I was going to blog about the fact that using org-mode, referred to in my previous
diary entry, made the important but non-urgent tasks
more visible.
I was going to use sorting out backups for interesting data
(say, my
e-mail archives) as an example, and discuss the solution I
came up
with, but I have just realised that the trust model is exactly
backwards (my server trusts root on the backup machine).
This is
annoying, because I thought I'd got it right, and because
getting it
right would have been equally easy.
Oh well. So, instead, I'll return sorting out backups to the
TODO (or maybe STARTED)
state, and
(prompted by some recent discussion on #lisp IRC)
I'll blog
about SBCL's interpretation of Unicode characters, with the
up-front caveat that I'm Not An Expert in this languages,
glyphs,
graphemes, characters and all that jazz.
Common Lisp's string
type is defined to be a vector specialized to hold only
characters or
a subtype thereof.

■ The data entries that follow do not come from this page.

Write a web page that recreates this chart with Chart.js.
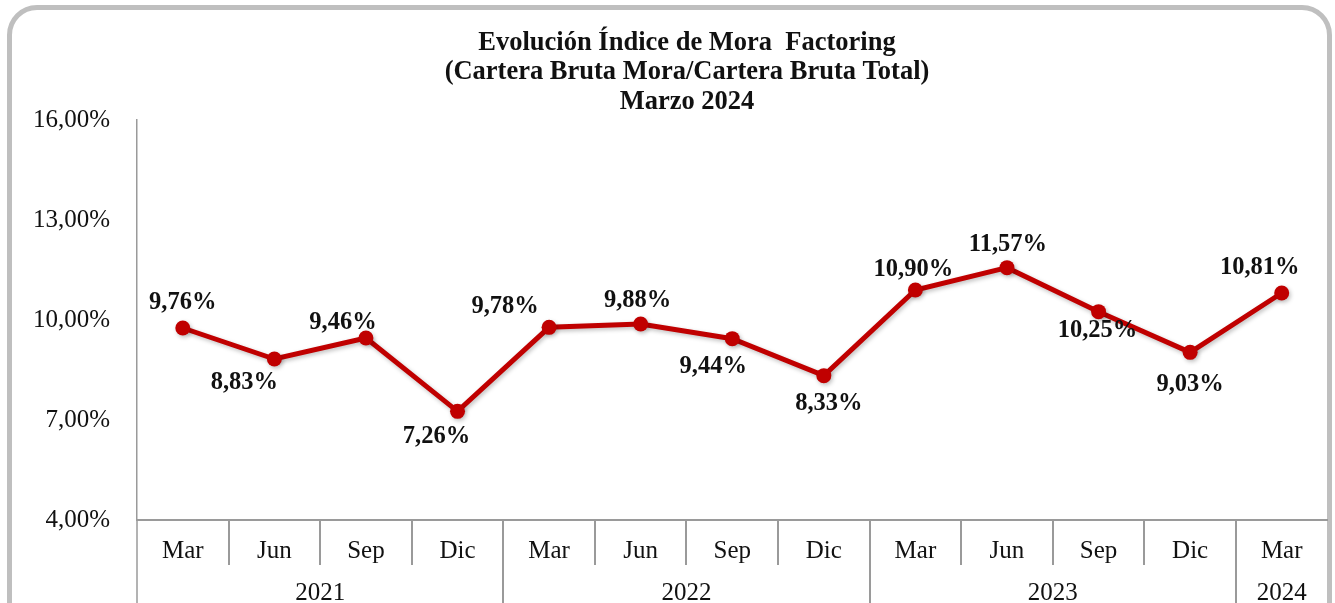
<!DOCTYPE html>
<html>
<head>
<meta charset="utf-8">
<script src="https://cdn.jsdelivr.net/npm/chart.js@4.4.1/dist/chart.umd.min.js"></script>
<style>
  html, body { margin: 0; padding: 0; background: #fff; overflow: hidden; }
  #frame {
    position: absolute; left: 7px; top: 5px; width: 1315px; height: 640px;
    border: 5px solid #bfbfbf; border-radius: 30px; background: #fff;
  }
  #wrap { position: absolute; left: 0; top: 0; width: 1335px; height: 603px; }
</style>
</head>
<body>
<div id="frame"></div>
<div id="wrap"><canvas id="moraChart" width="1335" height="603"></canvas></div>
<script>
// Chart data
const months = ['Mar', 'Jun', 'Sep', 'Dic', 'Mar', 'Jun', 'Sep', 'Dic', 'Mar', 'Jun', 'Sep', 'Dic', 'Mar'];
const years = ['2021', '2022', '2023', '2024'];
const yearSpans = [4, 4, 4, 1];
const moraValues = [9.76, 8.83, 9.46, 7.26, 9.78, 9.88, 9.44, 8.33, 10.90, 11.57, 10.25, 9.03, 10.81];
const yTicks = [4, 7, 10, 13, 16];
const titleLines = ['Evolución Índice de Mora  Factoring', '(Cartera Bruta Mora/Cartera Bruta Total)', 'Marzo 2024'];

const serif = '"Liberation Serif", "Times New Roman", serif';
const fmtPct = v => v.toFixed(2).replace('.', ',') + '%';

// label offsets from each point (dx, dy)
const labelOffsets = [
    [0, -25], [-30, 24], [-23, -15], [-21, 25], [-44, -21], [-3, -23], [-19, 28],
    [5, 28], [-2, -20], [1, -23], [-1, 19], [0, 32], [-22, -25]
];

const titlePlugin = {
    id: 'titlePlugin',
    afterDraw(chart) {
        const ctx = chart.ctx;
        ctx.save();
        ctx.font = 'bold 26.5px ' + serif;
        ctx.fillStyle = '#111';
        ctx.textAlign = 'center';
        ctx.textBaseline = 'middle';
        titleLines.forEach((t, i) => ctx.fillText(t, 687, 43 + i * 29.5));
        ctx.restore();
    }
};

const shadowPlugin = {
    id: 'shadowPlugin',
    beforeDatasetDraw(chart) {
        const ctx = chart.ctx;
        ctx.save();
        ctx.shadowColor = 'rgba(0,0,0,0.25)';
        ctx.shadowBlur = 4;
        ctx.shadowOffsetX = 1.5;
        ctx.shadowOffsetY = 2;
    },
    afterDatasetDraw(chart) {
        chart.ctx.restore();
    }
};

const valueLabels = {
    id: 'valueLabels',
    afterDatasetsDraw(chart) {
        const ctx = chart.ctx;
        const meta = chart.getDatasetMeta(0);
        ctx.save();
        ctx.font = 'bold 24.5px ' + serif;
        ctx.fillStyle = '#111';
        ctx.textAlign = 'center';
        ctx.textBaseline = 'middle';
        meta.data.forEach((pt, i) => {
            const off = labelOffsets[i];
            ctx.fillText(fmtPct(moraValues[i]), pt.x + off[0], pt.y + off[1]);
        });
        ctx.restore();
    }
};

// two-row category axis: month separators and year groups
const groupAxis = {
    id: 'groupAxis',
    afterDraw(chart) {
        const ctx = chart.ctx;
        const x = chart.scales.x;
        const area = chart.chartArea;
        const half = (x.getPixelForValue(1) - x.getPixelForValue(0)) / 2;
        ctx.save();
        ctx.strokeStyle = '#9a9a9a';
        ctx.lineWidth = 2;
        // month separators
        for (let i = 1; i < months.length; i++) {
            const px = Math.round(x.getPixelForValue(i) - half);
            ctx.beginPath();
            ctx.moveTo(px, area.bottom);
            ctx.lineTo(px, area.bottom + 45);
            ctx.stroke();
        }
        // year separators + labels
        ctx.font = '25px ' + serif;
        ctx.fillStyle = '#111';
        ctx.textAlign = 'center';
        ctx.textBaseline = 'middle';
        let idx = 0;
        years.forEach((y, k) => {
            const start = x.getPixelForValue(idx) - half;
            const end = x.getPixelForValue(idx + yearSpans[k] - 1) + half;
            if (k > 0) {
                ctx.beginPath();
                ctx.moveTo(Math.round(start), area.bottom);
                ctx.lineTo(Math.round(start), chart.height);
                ctx.stroke();
            }
            ctx.fillText(y, (start + end) / 2, area.bottom + 73);
            idx += yearSpans[k];
        });
        // left axis continues down
        ctx.lineWidth = 1.5;
        ctx.beginPath();
        ctx.moveTo(area.left, area.bottom);
        ctx.lineTo(area.left, chart.height);
        ctx.stroke();
        ctx.restore();
    }
};

new Chart(document.getElementById('moraChart'), {
    type: 'line',
    data: {
        labels: months,
        datasets: [{
            data: moraValues,
            borderColor: '#c00000',
            backgroundColor: '#c00000',
            borderWidth: 5,
            pointRadius: 7.5,
            pointBorderWidth: 0,
            pointBackgroundColor: '#c00000',
            tension: 0,
            fill: false
        }]
    },
    options: {
        responsive: false,
        animation: false,
        layout: { padding: { top: 120, right: 4, left: 0, bottom: 0 } },
        plugins: { legend: { display: false }, tooltip: { enabled: false } },
        scales: {
            x: {
                offset: true,
                grid: { display: false },
                border: { color: '#9a9a9a', width: 2 },
                ticks: {
                    color: '#111',
                    font: { family: serif, size: 25 },
                    padding: 8,
                    maxRotation: 0,
                    autoSkip: false
                },
                afterFit(scale) { scale.height = 83; }
            },
            y: {
                min: 4,
                max: 16,
                afterBuildTicks(scale) { scale.ticks = yTicks.map(v => ({ value: v })); },
                grid: { display: false },
                border: { color: '#9a9a9a', width: 1.5 },
                ticks: {
                    color: '#111',
                    font: { family: serif, size: 25 },
                    padding: 19,
                    callback: v => fmtPct(v)
                },
                afterFit(scale) { scale.width = 137; }
            }
        }
    },
    plugins: [shadowPlugin, valueLabels, groupAxis, titlePlugin]
});
</script>
</body>
</html>
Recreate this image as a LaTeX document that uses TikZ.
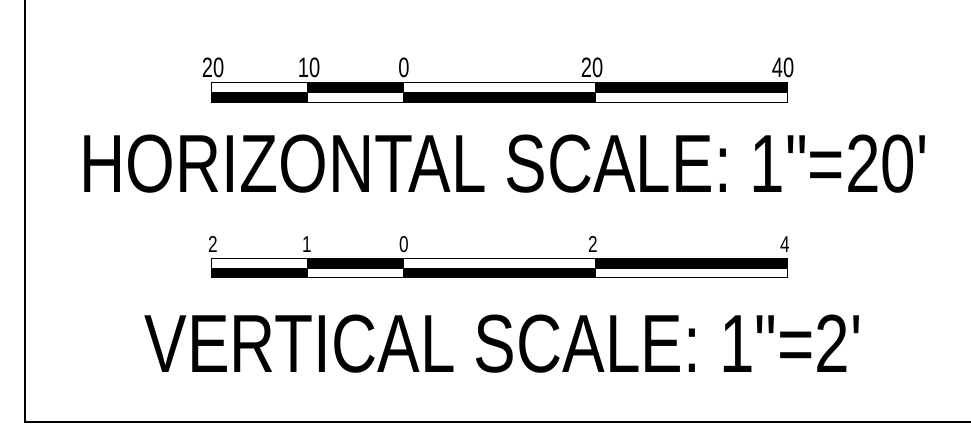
\documentclass[tikz,border=0pt]{standalone}
\usepackage{fontspec}
\setmainfont{Liberation Sans}[Ligatures=TeXOff]
\begin{document}
\begin{tikzpicture}[x=1pt,y=-1pt,
 big/.style={anchor=base,inner sep=0,xscale=0.776,font=\fontsize{82.4}{90}\selectfont},
 labA/.style={anchor=base,inner sep=0,xscale=0.72,font=\fontsize{28}{30}\selectfont},
 labB/.style={anchor=base,inner sep=0,xscale=0.75,font=\fontsize{23}{26}\selectfont},
 blk/.style={fill=black,draw=black,line width=1pt},
 wht/.style={fill=white,draw=black,line width=1pt}]
\useasboundingbox (0,0) rectangle (971,434);
\draw[line width=2pt] (24.5,0) -- (24.5,422) -- (971,422);
% bar 1
\draw[wht] (211,82) rectangle (307,92);
\draw[blk] (307,82) rectangle (403,92);
\draw[wht] (403,82) rectangle (595,92);
\draw[blk] (595,82) rectangle (787,92);
\draw[blk] (211,92) rectangle (307,102);
\draw[wht] (307,92) rectangle (403,102);
\draw[blk] (403,92) rectangle (595,102);
\draw[wht] (595,92) rectangle (787,102);
\node[labA] (a1) at (213,77) {20};
\node[labA] (a2) at (309,77) {10};
\node[labA] (a3) at (404,77) {0};
\node[labA] (a4) at (592,77) {20};
\node[labA] (a5) at (783,77) {40};
\node[big] (h) at (504,192) {HORIZONTAL SCALE: 1"=20'};
% bar 2
\draw[wht] (211,258) rectangle (307,268);
\draw[blk] (307,258) rectangle (403,268);
\draw[wht] (403,258) rectangle (595,268);
\draw[blk] (595,258) rectangle (787,268);
\draw[blk] (211,268) rectangle (307,277);
\draw[wht] (307,268) rectangle (403,277);
\draw[blk] (403,268) rectangle (595,277);
\draw[wht] (595,268) rectangle (787,277);
\node[labB] (b1) at (213,252) {2};
\node[labB] (b2) at (307,252) {1};
\node[labB] (b3) at (404,252) {0};
\node[labB] (b4) at (593,252) {2};
\node[labB] (b5) at (785,252) {4};
\node[big] (v) at (503.5,372) {VERTICAL SCALE: 1"=2'};
\end{tikzpicture}
\end{document}
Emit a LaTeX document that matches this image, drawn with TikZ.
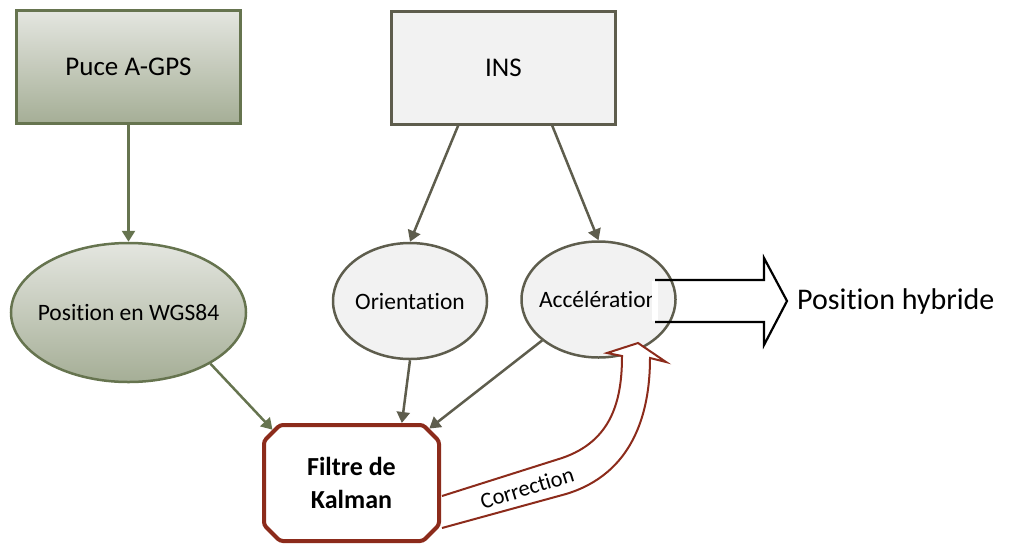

This definition is already hard to wrap
your head
around, and has amusing consequences documented
here in the past, but I don't want to get into it too
much; merely
to say that already this definition restricts to a fairly
large extent
the possible implementation strategies for supporting Unicode.
Why so? Because in Unicode there are several notions of
‘character’,
and we have to decide which of them we're going to use as
our Lisp character type (and use as string
constituents). The simple answer from the implementation
point of
view (and the route that SBCL currently takes) is to define
a Lisp
character as an entity corresponding directly to a
Unicode
code point. This is simple and straightforward to
implement, but
unfortunately has the side effect of making various Common Lisp
string functions less useful to the user.
How so? Well, consider the string comparison functions,
such as string=.
As specified, string= compares two strings,
character by character. In SBCL, then, this
compares two sequences of Unicode code points, character by
character,
for equality. The problem is that this operation doesn't in
general
have the semantics of ‘string equality’, because in Unicode
there is
more than one way to encode the same abstract
character: for
example, the e-acute ‘abstract character’, or possibly
‘grapheme’,
e-acute (which is usually displayed ‘é’) can be
represented
either as the single code point U+00E9, or as the
combining character sequence U+0065 U+0301.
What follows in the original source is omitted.